Changer le monde par l’intériorité nécessite une vie spirituelle, une plongée en soi à la recherche de Celui qui a changé le monde. C’est le Christ qui par amour a bouleversé le monde. Cet amour a été livré dans nos cœurs et nous espère au fond de nous-même. Christ désire que nous vivions de cet amour seul capable de changer le monde. Oui mais comment se laisser aimer par le Christ si nous n’avons pas l’expérience d’aimer et d’être aimé ? Les enfants mal aimés, maltraités ont un mal fou à croire que Dieu puisse les aimer. Un détenu m’a décrit sa brutale conversion. En un instant Dieu l’a saisi. « J ’ai reçu une goutte de vraie vie dans mon néant. » Ces mots qui vibrent d’émotions quand il les prononce sont la quintescence de ce qu’il a vécu, comme une visite de la tendresse de Dieu dans ses nombreuses blessures d’enfance. Lorsqu’il était enfant, son père ne lui parlait jamais, toujours il lui criait dessus ou le frappait. Aimer Dieu, c’est prendre appui sur nos expériences d’amours humaines. Mais quand rien n’a été donné, même pas le minimum vital ? Parfois Dieu enclenche comme un départ vers une profonde réparation. Le Père de ce détenu, pas celui qui le battait mais son Père du Ciel, lui a donné une grâce sensible. Alors s’est ouvert devant lui, tout un espace de guérison et de libération.
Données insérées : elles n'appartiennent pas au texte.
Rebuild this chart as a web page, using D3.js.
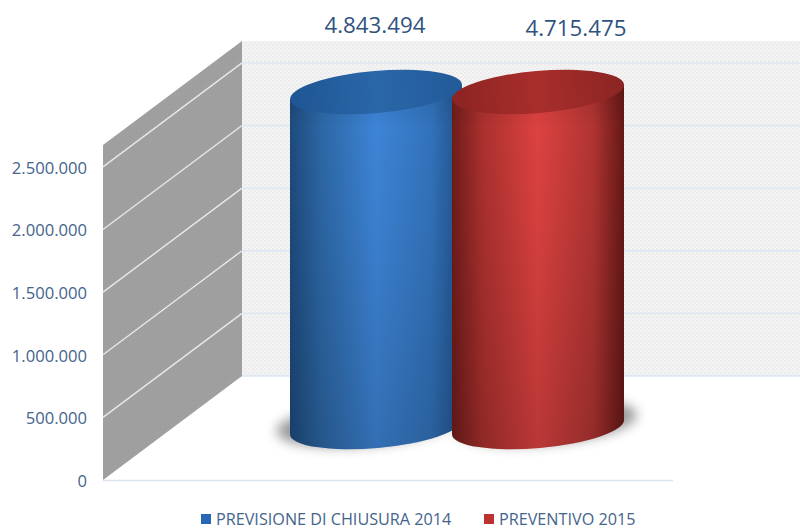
<!DOCTYPE html>
<html><head><meta charset="utf-8">
<script src="https://cdn.jsdelivr.net/npm/d3@7/dist/d3.min.js"></script>
<style>html,body{margin:0;padding:0;background:#fff}svg{display:block}text{font-family:"Open Sans","Noto Sans",sans-serif}</style>
</head><body><div id="c"></div>
<script>
const categories = ["PREVISIONE DI CHIUSURA 2014", "PREVENTIVO 2015"];
const seriesValues = [4843494, 4715475];
const dataLabels = ["4.843.494", "4.715.475"];
const axisTicks = [0, 500000, 1000000, 1500000, 2000000, 2500000];
const tickLabels = ["0", "500.000", "1.000.000", "1.500.000", "2.000.000", "2.500.000"];
const axisMax = 2675000;
const bodyStops = [["#1d4a7c","#2c66a4","#3d84d6","#3272ba","#1f5088"],["#6e1c1a","#aa302e","#dc4240","#b03432","#641816"]];
const topStops = [["#1f5593","#2a67a8","#235a99"],["#8b2422","#a82e2b","#8b2523"]];
const swatch = ["#2767b5","#bb3230"];

const W=800,H=532;
const svg=d3.select("#c").append("svg").attr("width",W).attr("height",H);
const defs=svg.append("defs");

const y=d3.scaleLinear().domain([0,axisMax]).range([480,145]).clamp(true);
const dx=139,dy=-104,x0=103;

const pg=defs.append("pattern").attr("id","wall").attr("width",2).attr("height",2).attr("patternUnits","userSpaceOnUse");
pg.append("rect").attr("width",2).attr("height",2).attr("fill","#a3a3a3");
pg.append("rect").attr("width",1).attr("height",1).attr("fill","#9a9a9a");
pg.append("rect").attr("x",1).attr("y",1).attr("width",1).attr("height",1).attr("fill","#9d9d9d");
const pb=defs.append("pattern").attr("id","back").attr("width",4).attr("height",4).attr("patternUnits","userSpaceOnUse");
pb.append("rect").attr("width",4).attr("height",4).attr("fill","#f4f4f4");
pb.append("rect").attr("width",2).attr("height",2).attr("fill","#ebebeb");
pb.append("rect").attr("x",2).attr("y",2).attr("width",2).attr("height",2).attr("fill","#eeeeee");

const bottom=y(0)+dy, wallTop=y(axisMax)+dy;
svg.append("rect").attr("x",x0+dx).attr("y",wallTop).attr("width",W-x0-dx).attr("height",bottom-wallTop).attr("fill","url(#back)");
svg.append("path").attr("d",d3.line()([[x0,y(axisMax)],[x0+dx,wallTop],[x0+dx,bottom],[x0,y(0)]])+"Z").attr("fill","url(#wall)");

svg.append("g").selectAll("line").data(axisTicks).join("line")
 .attr("x1",x0+dx).attr("x2",W).attr("y1",d=>y(d)+dy).attr("y2",d=>y(d)+dy)
 .attr("stroke","#dbe6f2").attr("stroke-width",1.4);
svg.append("g").selectAll("line").data(axisTicks.slice(1)).join("line")
 .attr("x1",x0).attr("x2",x0+dx).attr("y1",d=>y(d)).attr("y2",d=>y(d)+dy)
 .attr("stroke","#e6e8ec").attr("stroke-width",1.4);
svg.append("line").attr("x1",x0).attr("x2",673).attr("y1",480.5).attr("y2",480.5).attr("stroke","#dbe4ef").attr("stroke-width",1.4);

const yAxis=d3.axisLeft(y).tickValues(axisTicks).tickSize(0).tickPadding(0).tickFormat((d,i)=>tickLabels[i]);
const ga=svg.append("g").attr("transform","translate(87,1)").call(yAxis);
ga.select(".domain").remove();
ga.selectAll("text").attr("fill","#44648c").style("font-size","16.6px");

// Cylinders: the values exceed the axis maximum, so they are clipped at the top of the plot
const xBand=d3.scaleBand().domain(categories).range([290,624]).paddingInner(-0.0617);
const rise=53, ry=21, tilt=5;
const rad=tilt*Math.PI/180;
const f=defs.append("filter").attr("id","sh").attr("x","-20%").attr("y","-40%").attr("width","140%").attr("height","180%");
f.append("feGaussianBlur").attr("stdDeviation",6);
categories.forEach((c,i)=>{
  const g=defs.append("linearGradient").attr("id","g"+i);
  bodyStops[i].forEach((s,k)=>g.append("stop").attr("offset",[0,0.18,0.5,0.82,1][k]).attr("stop-color",s));
  const t=defs.append("linearGradient").attr("id","t"+i);
  topStops[i].forEach((s,k)=>t.append("stop").attr("offset",k/2).attr("stop-color",s));
});
const v=defs.append("linearGradient").attr("id","vs").attr("x1",0).attr("x2",0).attr("y1",0).attr("y2",1);
[[0,0.1],[0.12,0],[0.4,0.04],[1,0.16]].forEach(s=>v.append("stop").attr("offset",s[0]).attr("stop-color","#000").attr("stop-opacity",s[1]));

categories.forEach((c,i)=>{
  const ex=xBand.bandwidth()/2,rx=ex/Math.cos(rad),mx=xBand(c)+ex,yb=y(0)-rise;
  svg.append("ellipse").attr("cx",mx+(i?9:-9)).attr("cy",yb-4).attr("rx",rx+4).attr("ry",ry+1)
    .attr("transform",`rotate(${-tilt} ${mx} ${yb})`).attr("fill","#555").attr("opacity",0.6).attr("filter","url(#sh)");
});
categories.forEach((c,i)=>{
  const ex=xBand.bandwidth()/2,rx=ex/Math.cos(rad),mx=xBand(c)+ex;
  const yb=y(0)-rise, yt=y(seriesValues[i])-rise;
  const ey=ex*Math.tan(rad);
  const gg=svg.append("g");
  const d=`M${mx-ex},${yt+ey}L${mx-ex},${yb+ey}A${rx},${ry} ${-tilt} 0 0 ${mx+ex},${yb-ey}L${mx+ex},${yt-ey}Z`;
  gg.append("path").attr("d",d).attr("fill",`url(#g${i})`);
  gg.append("path").attr("d",d).attr("fill","url(#vs)");
  gg.append("ellipse").attr("cx",mx).attr("cy",yt).attr("rx",rx).attr("ry",ry)
    .attr("transform",`rotate(${-tilt} ${mx} ${yt})`).attr("fill",`url(#t${i})`);
  svg.append("text").attr("x",[375,576][i]).attr("y",[33,36][i]).attr("text-anchor","middle").attr("fill","#2f527f").style("font-size","22.3px").text(dataLabels[i]);
});

const lg=svg.append("g");
[[201,216],[484,499]].forEach((p,i)=>{
  lg.append("rect").attr("x",p[0]).attr("y",514).attr("width",10).attr("height",10).attr("fill",swatch[i]);
  lg.append("text").attr("x",p[1]).attr("y",525).attr("fill","#44648c").style("font-size","16.2px").text(categories[i]);
});
</script></body></html>
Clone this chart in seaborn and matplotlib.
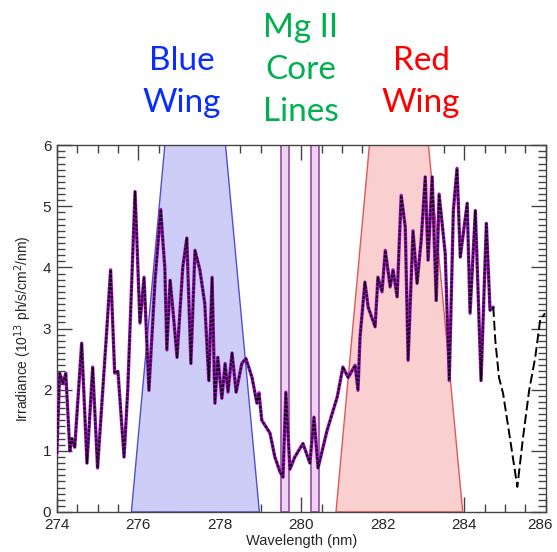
import numpy as np
import pandas as pd
import seaborn as sns
import matplotlib.pyplot as plt
from matplotlib.transforms import ScaledTranslation

# spectrum (solid part, with purple underlay)
wave_solid = [274.00, 274.07, 274.15, 274.22, 274.32, 274.37, 274.44, 274.61, 274.74, 274.88,
              275.00, 275.22, 275.32, 275.42, 275.50, 275.65, 275.74, 275.92, 276.04, 276.14,
              276.26, 276.41, 276.55, 276.60, 276.65, 276.70, 276.78, 276.85, 276.95, 277.09,
              277.19, 277.29, 277.39, 277.51, 277.63, 277.73, 277.81, 277.88, 277.95, 278.05,
              278.13, 278.20, 278.30, 278.40, 278.54, 278.64, 278.79, 278.91, 278.96, 279.03,
              279.23, 279.35, 279.48, 279.55, 279.62, 279.72, 279.84, 280.04, 280.21, 280.31,
              280.41, 280.63, 280.88, 281.02, 281.15, 281.32, 281.39, 281.44, 281.56, 281.64,
              281.81, 281.88, 281.98, 282.06, 282.18, 282.25, 282.35, 282.45, 282.55, 282.62,
              282.74, 282.84, 282.94, 283.04, 283.11, 283.21, 283.31, 283.38, 283.53, 283.63,
              283.73, 283.82, 283.90, 284.07, 284.14, 284.27, 284.41, 284.54, 284.63, 284.71]
irr_solid = [0.95, 2.27, 2.10, 2.27, 1.00, 1.20, 1.06, 2.76, 0.80, 2.37,
             0.72, 2.92, 3.96, 2.27, 2.30, 0.90, 1.99, 5.24, 3.09, 3.84,
             1.99, 3.79, 4.95, 4.45, 4.00, 2.65, 3.79, 3.30, 2.53, 4.00,
             4.48, 2.43, 4.28, 3.96, 3.41, 2.15, 3.84, 1.78, 2.53, 1.86,
             2.43, 1.96, 2.60, 1.96, 2.43, 2.51, 2.20, 1.78, 1.95, 1.50,
             1.29, 0.90, 0.65, 0.57, 1.96, 0.70, 0.90, 1.12, 0.80, 1.55,
             0.72, 1.33, 1.88, 2.37, 2.20, 2.40, 1.99, 2.86, 3.76, 3.35,
             3.03, 3.84, 3.60, 4.28, 3.68, 3.96, 3.52, 5.18, 4.66, 2.48,
             4.60, 3.74, 4.44, 5.48, 4.12, 5.48, 3.46, 5.20, 4.23, 2.15,
             4.93, 5.62, 4.17, 5.05, 3.25, 4.93, 2.15, 4.72, 3.30, 3.35]

# dashed continuation
wave_dash = [284.71, 284.76, 284.85, 284.95, 285.10, 285.30, 285.44, 285.59, 285.74, 285.86, 285.98]
irr_dash = [3.35, 2.80, 2.20, 1.94, 1.29, 0.41, 1.22, 1.99, 2.53, 3.14, 3.25]

# band outlines
blue_wing = [(275.83, 0), (276.65, 6), (278.14, 6), (278.97, 0)]
red_wing = [(280.85, 0), (281.67, 6), (283.12, 6), (283.96, 0)]
core_lines = [(279.49, 279.69), (280.24, 280.44)]

solid = pd.DataFrame({"wave": wave_solid, "irr": irr_solid})
dash = pd.DataFrame({"wave": wave_dash, "irr": irr_dash})

sns.set_style("ticks")
plt.rcParams['font.family'] = ['Liberation Sans', 'DejaVu Sans']

fig = plt.figure(figsize=(5.57, 5.52), dpi=100)
ax = fig.add_axes([0.102, 0.0725, 0.878, 0.6645])

# shaded bands
ax.fill([p[0] for p in blue_wing], [p[1] for p in blue_wing],
        facecolor='#cdcdf7', edgecolor='#5050d0', lw=1, zorder=1)
ax.fill([p[0] for p in red_wing], [p[1] for p in red_wing],
        facecolor='#f9cfcf', edgecolor='#e05858', lw=1, zorder=1)
for lo, hi in core_lines:
    ax.axvspan(lo, hi, facecolor='#ecd3f0', edgecolor='#9a4aa8', lw=1.2, zorder=1)

sns.lineplot(data=solid, x="wave", y="irr", sort=False, color='#a010c0', lw=2.4, ax=ax, zorder=3)
sns.lineplot(data=solid, x="wave", y="irr", sort=False, color='black', lw=1.3, ax=ax, zorder=4)
ax.lines[-1].set_linestyle((0, (1.5, 0.8)))
sns.lineplot(data=dash, x="wave", y="irr", sort=False, color='black', lw=1.4, ax=ax, zorder=4)
ax.lines[-1].set_linestyle((0, (5, 2)))

ax.set_xlim(274, 286)
ax.set_ylim(0, 6)
ax.set_xticks(np.arange(274, 287, 2))
ax.set_xticks(np.arange(274, 286.01, 0.5), minor=True)
ax.set_yticks(np.arange(0, 7, 1))
ax.set_yticks(np.arange(0, 6.01, 0.1), minor=True)
ax.tick_params(which='both', direction='in', top=True, right=True, color='#444444')
ax.tick_params(which='major', length=11, width=1, labelsize=11, pad=4)
ax.tick_params(which='minor', length=5.5, width=1)
for s in ax.spines.values():
    s.set_color('#444444')
    s.set_linewidth(1)

# keep the last x label inside the canvas
last = ax.get_xticklabels()[-1]
last.set_transform(last.get_transform() + ScaledTranslation(-4 / 72, 0, fig.dpi_scale_trans))

ax.set_xlabel("Wavelength (nm)", fontsize=10.5, labelpad=2)
ax.set_ylabel("Irradiance (10$^{13}$ ph/s/cm$^2$/nm)", fontsize=10, labelpad=6)

# band titles
fig.text(0.327, 0.852, "Blue\nWing", color='#0a2cff', fontsize=24, family='Lato',
         ha='center', va='center', linespacing=1.5)
fig.text(0.540, 0.874, "Mg II\nCore\nLines", color='#00b050', fontsize=24, family='Lato',
         ha='center', va='center', linespacing=1.5)
fig.text(0.756, 0.852, "Red\nWing", color='#ff0000', fontsize=24, family='Lato',
         ha='center', va='center', linespacing=1.5)

fig.savefig("out.png", dpi=100)
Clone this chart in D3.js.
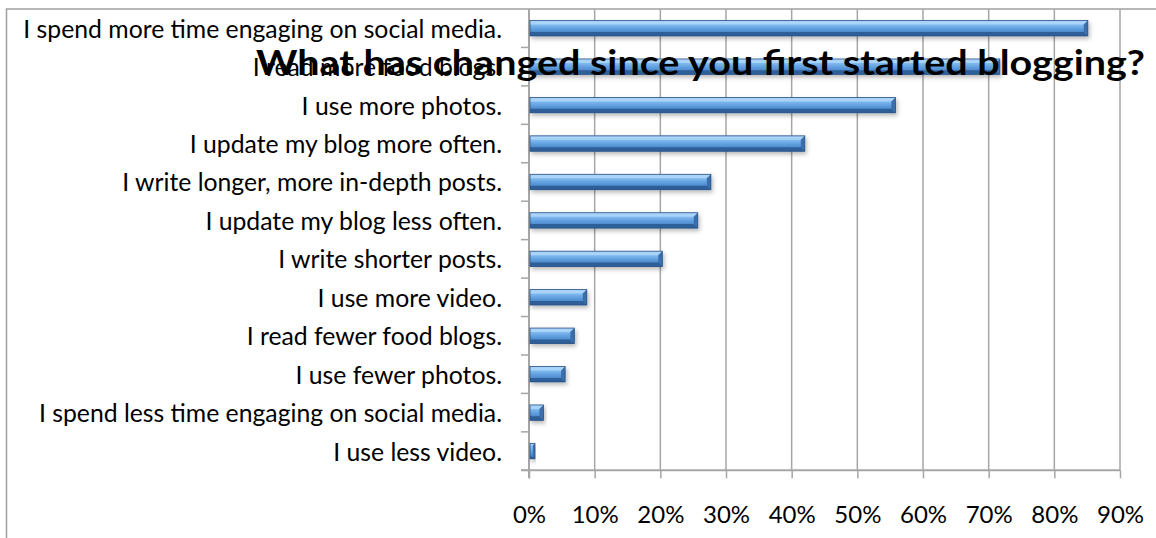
<!DOCTYPE html>
<html>
<head>
<meta charset="utf-8">
<script src="https://cdn.jsdelivr.net/npm/d3@7"></script>
<style>
  html, body { margin: 0; padding: 0; background: #fff; }
  svg { display: block; }
</style>
</head>
<body>
<svg id="chart" width="1156" height="538"></svg>
<script>
const title = "What has changed since you first started blogging?";
const categories = [
  "I spend more time engaging on social media.",
  "I read more food blogs.",
  "I use more photos.",
  "I update my blog more often.",
  "I write longer, more in-depth posts.",
  "I update my blog less often.",
  "I write shorter posts.",
  "I use more video.",
  "I read fewer food blogs.",
  "I use fewer photos.",
  "I spend less time engaging on social media.",
  "I use less video."
];
const values = [85.1, 71.7, 55.8, 42.0, 27.7, 25.7, 20.3, 8.8, 6.9, 5.5, 2.2, 0.9];
const tickValues = [0, 10, 20, 30, 40, 50, 60, 70, 80, 90];
const tickLabels = ["0%", "10%", "20%", "30%", "40%", "50%", "60%", "70%", "80%", "90%"];

const svg = d3.select("#chart");
const plot = { left: 529, right: 1120, top: 9, bottom: 470.3 };
const gridColor = "#a6a6a6";

const x = d3.scaleLinear().domain([0, 90]).range([plot.left, plot.right]);
const y = d3.scaleBand().domain(categories).range([plot.top, plot.bottom]).padding(0);
const step = y.step();
const barH = step * 0.40;

// defs
const defs = svg.append("defs");
const g1 = defs.append("linearGradient").attr("id", "barGrad").attr("x1", 0).attr("y1", 0).attr("x2", 0).attr("y2", 1);
[[0, "#8fc3f3"], [0.3, "#7db7ee"], [0.55, "#5e9ddd"], [0.8, "#4a86c8"], [1, "#3b72b2"]]
  .forEach(([o, c]) => g1.append("stop").attr("offset", o).attr("stop-color", c));
const f = defs.append("filter").attr("id", "shadow").attr("x", "-10%").attr("y", "-50%").attr("width", "130%").attr("height", "250%");
f.append("feDropShadow").attr("dx", 1.5).attr("dy", 2.5).attr("stdDeviation", 2).attr("flood-color", "#000").attr("flood-opacity", 0.28);

// outer border
svg.append("rect").attr("x", 6.5).attr("y", 9).attr("width", 1200).attr("height", 600)
  .attr("fill", "#fff").attr("stroke", "#a0a0a0").attr("stroke-width", 1.5);

// vertical gridlines
svg.append("g").selectAll("line").data(tickValues.slice(1)).join("line")
  .attr("x1", d => x(d)).attr("x2", d => x(d))
  .attr("y1", plot.top).attr("y2", plot.bottom)
  .attr("stroke", gridColor).attr("stroke-width", 1.5);

// bottom axis
const xAxis = d3.axisBottom(x).tickValues(tickValues).tickSize(8).tickPadding(0).tickFormat((d, i) => tickLabels[i]);
const gx = svg.append("g").attr("transform", `translate(0,${plot.bottom})`).call(xAxis);
gx.select(".domain").attr("stroke", gridColor).attr("stroke-width", 2).attr("d", `M${plot.left - 8},0H${plot.right}`);
gx.selectAll(".tick line").attr("stroke", gridColor).attr("stroke-width", 1.5);
gx.selectAll(".tick text").attr("fill", "#000").attr("font-family", "Lato, 'Open Sans', sans-serif")
  .attr("font-size", 24).attr("dy", null).attr("y", 52.4);

// left axis
const boundaries = d3.range(categories.length + 1).map(i => plot.top + i * step);
svg.append("line").attr("x1", plot.left).attr("x2", plot.left).attr("y1", plot.top).attr("y2", plot.bottom + 8)
  .attr("stroke", gridColor).attr("stroke-width", 2);
svg.append("g").selectAll("line").data(boundaries.slice(1)).join("line")
  .attr("x1", plot.left - 8).attr("x2", plot.left).attr("y1", d => d).attr("y2", d => d)
  .attr("stroke", gridColor).attr("stroke-width", 1.5);

// category labels
const labels = svg.append("g").selectAll("text").data(categories).join("text")
  .attr("x", 502).attr("y", d => y(d) + step / 2 + 9.5)
  .attr("text-anchor", "end").attr("fill", "#000")
  .attr("font-family", "Lato, 'Open Sans', sans-serif").attr("font-size", 20)
  .text(d => d);
// fit font size so the longest label spans the same width as in the reference
let maxW = 0;
labels.each(function () { maxW = Math.max(maxW, this.getComputedTextLength()); });
const fs = 20 * 479 / maxW;
labels.attr("font-size", fs);

// bars
const bars = svg.append("g").selectAll("g").data(categories).join("g").attr("filter", "url(#shadow)");
bars.each(function (c, i) {
  const g = d3.select(this);
  const x0 = x(0) + 1, x1 = x(values[i]);
  const y0 = y(c) + (step - barH) / 2, y1 = y0 + barH;
  const w = x1 - x0;
  const b = Math.min(4, w / 2.5);
  g.append("rect").attr("x", x0).attr("y", y0).attr("width", w).attr("height", barH).attr("fill", "url(#barGrad)");
  // top bevel
  g.append("path").attr("d", `M${x0},${y0}H${x1}L${x1 - b},${y0 + b}H${x0}Z`).attr("fill", "#a9d3f8");
  // bottom bevel
  g.append("path").attr("d", `M${x0},${y1 - b}H${x1 - b}L${x1},${y1}H${x0}Z`).attr("fill", "#2f5f98");
  // right bevel
  g.append("path").attr("d", `M${x1 - b},${y0 + b}L${x1},${y0}V${y1}L${x1 - b},${y1 - b}Z`).attr("fill", "#3a6eab");
  // outline
  g.append("rect").attr("x", x0).attr("y", y0).attr("width", w).attr("height", barH)
    .attr("fill", "none").attr("stroke", "#2a5286").attr("stroke-width", 0.8);
});

// title (drawn on top, as in the reference)
svg.append("text").attr("x", 256).attr("y", 75)
  .attr("font-family", "Lato, 'Open Sans', sans-serif").attr("font-weight", "bold").attr("font-size", 35)
  .attr("fill", "#000").attr("textLength", 889).attr("lengthAdjust", "spacingAndGlyphs")
  .text(title);
</script>
</body>
</html>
Dans nos communautés religieuses, nous ne nous sommes pas choisis. Dire à un frère ou à une sœur, je t’aime en Christ, c’est dire : « J’ai du mal à t’aimer ». Merci Seigneur pour ce frère ou cette sœur que j’ai du mal à aimer car je dois alors puiser dans la mort et la Résurrection du Christ pour l’aimer mieux. Tout vivre en Christ c’est aussi porter sa croix, cette croix que nous ne choisissons pas, mais qui nous atteint là où nous l’attendons le moins. Que veut dire « Porter sa croix ». Une manière de le voir : Dieu nous invite à voir en l’inachevé le lieu même de ce qui peut être achevé en Christ ? Tout est accompli dit-il sur la croix quand il remet l’Esprit. Si rançon il y a, elle est la dette de l’amour qui répare et console là où ça fait mal. Christ de condition divine…a pris sur lui notre inachèvement. Le passage de l’inachevé à l’achevé auquel nous sommes invités passe par la croix.